§ **OBJECTIVE**: Transcribe all of the records word for word, but omit the pictures.

§ **RECORDED INFORMATION**:
----------------
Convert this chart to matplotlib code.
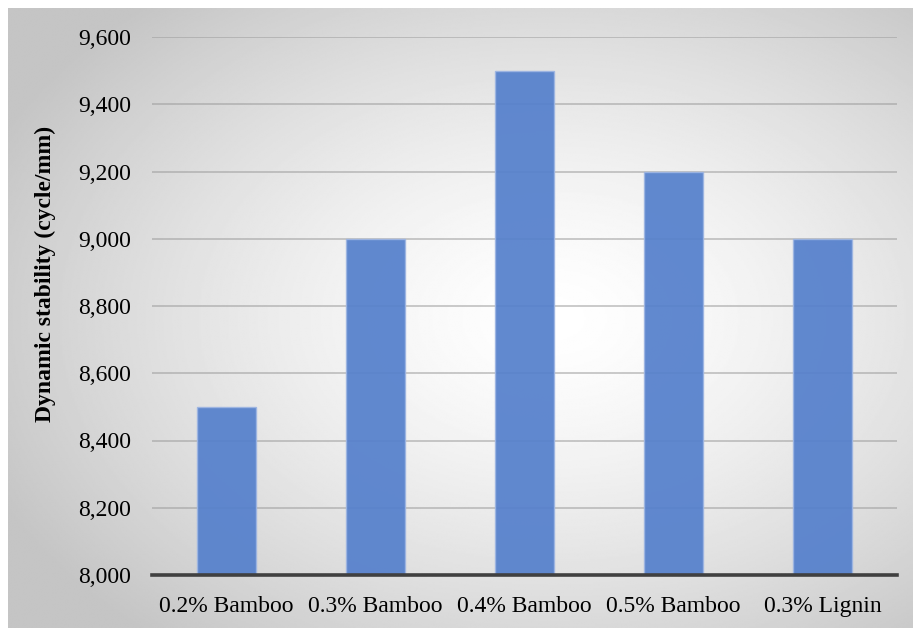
import numpy as np
import matplotlib.pyplot as plt
from matplotlib.ticker import FuncFormatter, MultipleLocator

plt.rcParams['font.family'] = ['Liberation Serif', 'DejaVu Serif']

# Dynamic stability by fibre type and content
mixes = ['0.2% Bamboo', '0.3% Bamboo', '0.4% Bamboo', '0.5% Bamboo', '0.3% Lignin']
stability = [8500, 9000, 9500, 9200, 9000]

W, H = 913, 628
fig = plt.figure(figsize=(W / 100, H / 100), dpi=100)
fig.patch.set_facecolor('white')

# radial grey-to-white backdrop of the chart area
bg = fig.add_axes([8 / W, 0, 1 - 8 / W, 1 - 8 / H])
bg.set_axis_off()
yy, xx = np.mgrid[0:400, 0:600]
cx, cy = 0.6 * 600, 0.5 * 400
r = np.hypot((xx - cx) / 600, (yy - cy) / 400)
shade = 1.0 - 0.23 * np.clip(r / 0.68, 0, 1) ** 1.4
bg.imshow(shade, cmap='gray', vmin=0, vmax=1, aspect='auto',
          extent=[0, 1, 0, 1], interpolation='bilinear')
bg.set_xlim(0, 1)
bg.set_ylim(0, 1)

ax = fig.add_axes([152 / W, 1 - 575 / H, (897 - 152) / W, (575 - 37) / H])
ax.set_facecolor('none')

x = np.arange(len(mixes))
ax.bar(x, stability, width=0.39, bottom=0, color='#5580cc', alpha=0.93,
       edgecolor='#9db5e2', linewidth=1.0, zorder=3)

ax.set_ylim(8000, 9600)
ax.set_xlim(-0.5, len(mixes) - 0.5)
ax.yaxis.set_major_locator(MultipleLocator(200))
ax.yaxis.set_major_formatter(FuncFormatter(lambda v, p: f'{int(v):,}'))
ax.grid(axis='y', color='#9a9a9a', alpha=0.6, linewidth=1.2, zorder=1)
ax.set_axisbelow(True)

ax.set_xticks(x)
ax.set_xticklabels(mixes)
ax.tick_params(axis='both', length=0, labelsize=17, colors='black')
ax.tick_params(axis='y', pad=15)
ax.tick_params(axis='x', pad=15)

for s in ['top', 'right', 'left']:
    ax.spines[s].set_visible(False)
ax.spines['bottom'].set_color('#404040')
ax.spines['bottom'].set_linewidth(2.6)
ax.spines['bottom'].set_zorder(4)

# axis title sits a little above the middle of the plot area
fig.text(45 / W, 1 - 274 / H, 'Dynamic stability (cycle/mm)', fontsize=17,
         fontweight='bold', rotation=90, ha='center', va='center')

fig.savefig('out.png', dpi=100)
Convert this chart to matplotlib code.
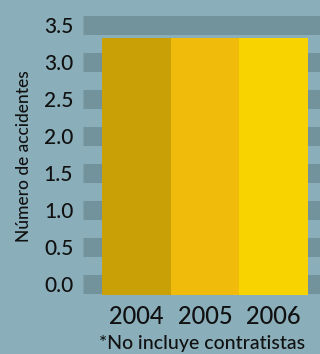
import matplotlib
matplotlib.use("Agg")
import matplotlib.pyplot as plt

years = ["2004", "2005", "2006"]
values = [3.33, 3.33, 3.33]
colors = ["#c9a006", "#f0bb0a", "#f8d300"]
yticks = [0.0, 0.5, 1.0, 1.5, 2.0, 2.5, 3.0, 3.5]

bg = "#8aafbb"
band = "#73939c"
ymin, ymax = -0.149, 3.843

fig = plt.figure(figsize=(3.2, 3.54), dpi=100, facecolor=bg)
ax = fig.add_axes([83/320, 59/354, 237/320, 295/354])
ax.set_facecolor(bg)

for t in yticks:
    ax.axhline(t, color=band, linewidth=13.7, zorder=1, solid_capstyle="butt")

x = list(range(len(years)))
ax.bar(x, [v - ymin for v in values], bottom=ymin, width=1.0, color=colors, zorder=2)

ax.set_xlim(-0.777, 2.675)
ax.set_ylim(ymin, ymax)
ax.set_yticks(yticks)
ax.set_yticklabels([f"{t:.1f}" for t in yticks], fontsize=15, family="Lato",
                   fontweight="medium", color="#111111")
ax.set_xticks(x)
ax.set_xticklabels(years, fontsize=17, family="Lato", fontweight="medium", color="#111111")
ax.tick_params(axis="y", length=0, pad=7)
ax.tick_params(axis="x", length=0, pad=7)
for s in ax.spines.values():
    s.set_visible(False)

fig.text(24/320, 1 - 156/354, "Número de accidentes", rotation=90, ha="center", va="center",
         fontsize=12.5, family="Lato", fontweight="medium", color="#111111")
fig.text(202/320, 1 - 344/354, "*No incluye contratistas", ha="center", va="center",
         fontsize=14, family="Lato", fontweight="medium", color="#111111")

fig.savefig("out.png", dpi=100, facecolor=bg)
----------------
§ **RESPONSE**:
Convert this chart to matplotlib code.
import numpy as np
import matplotlib.pyplot as plt
from matplotlib.ticker import FuncFormatter, MultipleLocator

plt.rcParams['font.family'] = ['Liberation Serif', 'DejaVu Serif']

# Dynamic stability by fibre type and content
mixes = ['0.2% Bamboo', '0.3% Bamboo', '0.4% Bamboo', '0.5% Bamboo', '0.3% Lignin']
stability = [8500, 9000, 9500, 9200, 9000]

W, H = 913, 628
fig = plt.figure(figsize=(W / 100, H / 100), dpi=100)
fig.patch.set_facecolor('white')

# radial grey-to-white backdrop of the chart area
bg = fig.add_axes([8 / W, 0, 1 - 8 / W, 1 - 8 / H])
bg.set_axis_off()
yy, xx = np.mgrid[0:400, 0:600]
cx, cy = 0.6 * 600, 0.5 * 400
r = np.hypot((xx - cx) / 600, (yy - cy) / 400)
shade = 1.0 - 0.23 * np.clip(r / 0.68, 0, 1) ** 1.4
bg.imshow(shade, cmap='gray', vmin=0, vmax=1, aspect='auto',
          extent=[0, 1, 0, 1], interpolation='bilinear')
bg.set_xlim(0, 1)
bg.set_ylim(0, 1)

ax = fig.add_axes([152 / W, 1 - 575 / H, (897 - 152) / W, (575 - 37) / H])
ax.set_facecolor('none')

x = np.arange(len(mixes))
ax.bar(x, stability, width=0.39, bottom=0, color='#5580cc', alpha=0.93,
       edgecolor='#9db5e2', linewidth=1.0, zorder=3)

ax.set_ylim(8000, 9600)
ax.set_xlim(-0.5, len(mixes) - 0.5)
ax.yaxis.set_major_locator(MultipleLocator(200))
ax.yaxis.set_major_formatter(FuncFormatter(lambda v, p: f'{int(v):,}'))
ax.grid(axis='y', color='#9a9a9a', alpha=0.6, linewidth=1.2, zorder=1)
ax.set_axisbelow(True)

ax.set_xticks(x)
ax.set_xticklabels(mixes)
ax.tick_params(axis='both', length=0, labelsize=17, colors='black')
ax.tick_params(axis='y', pad=15)
ax.tick_params(axis='x', pad=15)

for s in ['top', 'right', 'left']:
    ax.spines[s].set_visible(False)
ax.spines['bottom'].set_color('#404040')
ax.spines['bottom'].set_linewidth(2.6)
ax.spines['bottom'].set_zorder(4)

# axis title sits a little above the middle of the plot area
fig.text(45 / W, 1 - 274 / H, 'Dynamic stability (cycle/mm)', fontsize=17,
         fontweight='bold', rotation=90, ha='center', va='center')

fig.savefig('out.png', dpi=100)
Convert this chart to matplotlib code.
import matplotlib
matplotlib.use("Agg")
import matplotlib.pyplot as plt

years = ["2004", "2005", "2006"]
values = [3.33, 3.33, 3.33]
colors = ["#c9a006", "#f0bb0a", "#f8d300"]
yticks = [0.0, 0.5, 1.0, 1.5, 2.0, 2.5, 3.0, 3.5]

bg = "#8aafbb"
band = "#73939c"
ymin, ymax = -0.149, 3.843

fig = plt.figure(figsize=(3.2, 3.54), dpi=100, facecolor=bg)
ax = fig.add_axes([83/320, 59/354, 237/320, 295/354])
ax.set_facecolor(bg)

for t in yticks:
    ax.axhline(t, color=band, linewidth=13.7, zorder=1, solid_capstyle="butt")

x = list(range(len(years)))
ax.bar(x, [v - ymin for v in values], bottom=ymin, width=1.0, color=colors, zorder=2)

ax.set_xlim(-0.777, 2.675)
ax.set_ylim(ymin, ymax)
ax.set_yticks(yticks)
ax.set_yticklabels([f"{t:.1f}" for t in yticks], fontsize=15, family="Lato",
                   fontweight="medium", color="#111111")
ax.set_xticks(x)
ax.set_xticklabels(years, fontsize=17, family="Lato", fontweight="medium", color="#111111")
ax.tick_params(axis="y", length=0, pad=7)
ax.tick_params(axis="x", length=0, pad=7)
for s in ax.spines.values():
    s.set_visible(False)

fig.text(24/320, 1 - 156/354, "Número de accidentes", rotation=90, ha="center", va="center",
         fontsize=12.5, family="Lato", fontweight="medium", color="#111111")
fig.text(202/320, 1 - 344/354, "*No incluye contratistas", ha="center", va="center",
         fontsize=14, family="Lato", fontweight="medium", color="#111111")

fig.savefig("out.png", dpi=100, facecolor=bg)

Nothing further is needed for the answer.